In der Revision bestätigte der Bundesgerichtshof, dass die Klägerinnen kein generelles Verbot der Verwendung ihrer Buchrezensionen verlangen können. Es sei urheberrechtlich grundsätzlich zulässig, den Inhalt eines Schriftwerks in eigenen Worten zusammenzufassen und diese Zusammenfassungen zu verwerten. Anders als die Vorinstanzen vertrat der Bundesgerichtshof aber die Auffassung, dass die Übernahme der Rezensionen im konkreten Einzelfall die Urheberrechte der Klägerinnen verletzten könnte. Die Berufungsurteile wurden teilweise aufgehoben und das Oberlandesgericht angewiesen zu prüfen, ob die Verbreitung einzelner konkreter Abstracts der Beklagten das Urheberrecht der Klägerinnen verletzen.
In den aktuellen Berufungsurteilen kommt das Oberlandesgericht Frankfurt a.M. nunmehr zu dem Ergebnis, dass tatsächlich bestimmte Perlentaucher-Kritiken, die im Dezember 2004 erschienen waren und von den Klägerinnen konkret benannt werden, ihr Urheberrecht verletzten.
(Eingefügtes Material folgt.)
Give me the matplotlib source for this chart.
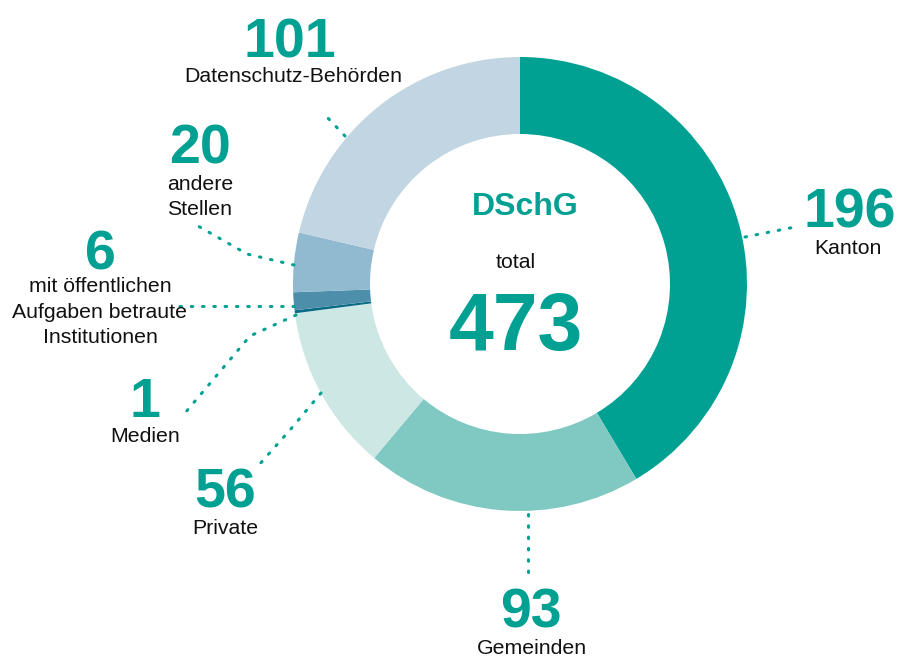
import numpy as np
import matplotlib.pyplot as plt

plt.rcParams['font.family'] = ['Liberation Sans', 'DejaVu Sans']

# Anzahl Fälle nach Kategorie (im Uhrzeigersinn ab 12 Uhr)
kategorien = ["Kanton", "Gemeinden", "Private", "Medien",
              "mit öffentlichen\nAufgaben betraute\nInstitutionen",
              "andere\nStellen", "Datenschutz-Behörden"]
werte = [196, 93, 56, 1, 6, 20, 101]
farben = ["#00a092", "#80c9c3", "#cce7e4", "#0a6b85",
          "#4d8eaa", "#91b9cf", "#c1d6e2"]
total = sum(werte)

TEAL = "#00a092"
W, H = 899, 657

fig = plt.figure(figsize=(W / 100, H / 100), dpi=100)
ax = fig.add_axes([0, 0, 1, 1])

# Ring (Pixelkoordinaten, y nach oben)
cx, cy = 520, H - 284
r_aussen, r_innen = 227, 150
ax.pie(werte, colors=farben, startangle=90, counterclock=False,
       center=(cx, cy), radius=r_aussen,
       wedgeprops=dict(width=r_aussen - r_innen, linewidth=0))

ax.set_xlim(0, W)
ax.set_ylim(0, H)
ax.set_aspect('equal')
ax.axis('off')


def py(y):
    return H - y


# Beschriftungen: (Zahl-Position, Text-Position, Führungslinie)
labels = [
    ((850, 214), (848, 248), [(745, 237), (800, 226)]),
    ((531, 614), (532, 648), [(528, 514), (528, 580)]),
    ((225, 494), (225, 529), [(321, 393), (290, 430), (258, 466)]),
    ((145, 403), (145, 437), [(296, 315), (250, 336), (185, 413)]),
    ((100, 255), (100, 312), [(294, 306), (174, 306)]),
    ((200, 150), (200, 197), [(294, 265), (247, 254), (198, 226)]),
    ((290, 43), (293, 77), [(345, 136), (325, 115)]),
]

for (wert, name, (pz, pt, linie)) in zip(werte, kategorien, labels):
    ax.text(pz[0], py(pz[1]), str(wert), ha='center', va='center',
            fontsize=40, fontweight='bold', color=TEAL)
    ax.text(pt[0], py(pt[1]), name, ha='center', va='center',
            fontsize=15.3, color='#111111', linespacing=1.42)
    xs = [p[0] for p in linie]
    ys = [py(p[1]) for p in linie]
    ax.plot(xs, ys, linestyle=(0, (0.5, 3.2)), linewidth=2.2,
            color=TEAL, dash_capstyle='round', solid_capstyle='round')

# Mitte
ax.text(525, py(207), "DSchG", ha='center', va='center',
        fontsize=23, fontweight='bold', color=TEAL)
ax.text(516, py(262), "total", ha='center', va='center',
        fontsize=15.3, color='#111111')
ax.text(516, py(329), str(total), ha='center', va='center',
        fontsize=58, fontweight='bold', color=TEAL)

fig.savefig("out.png", dpi=100, facecolor='white')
Diese Abstracts bestünden mehr oder weniger aus einer Übernahme von besonders prägenden und ausdrucksstarken Passagen der Originalrezensionen, von denen lediglich einige Sätze ausgelassen worden seien. Sie stellten deshalb eine unzulässige „unfreie“ Bearbeitung im Sinne des Urhebergesetzes dar und hätten ohne die Einwilligung der Klägerinnen nicht übernommen werden dürfen. In diesem – eingeschränkten – Umfang gab das Oberlandesgericht den Berufungen deshalb statt und änderte die vorausgegangenen Urteile des Landgerichts ab.
Die Verurteilung der Beklagten lässt keine allgemeine Aussage darüber zu, in welchem Umfang die Übernahme von Buchrezensionen urheberrechtlich zulässig ist. Jede Übernahme oder Verarbeitung muss vielmehr im Einzelfall daraufhin überprüft werden, ob sie eine zulässige freie Bearbeitung des Originaltextes darstellt.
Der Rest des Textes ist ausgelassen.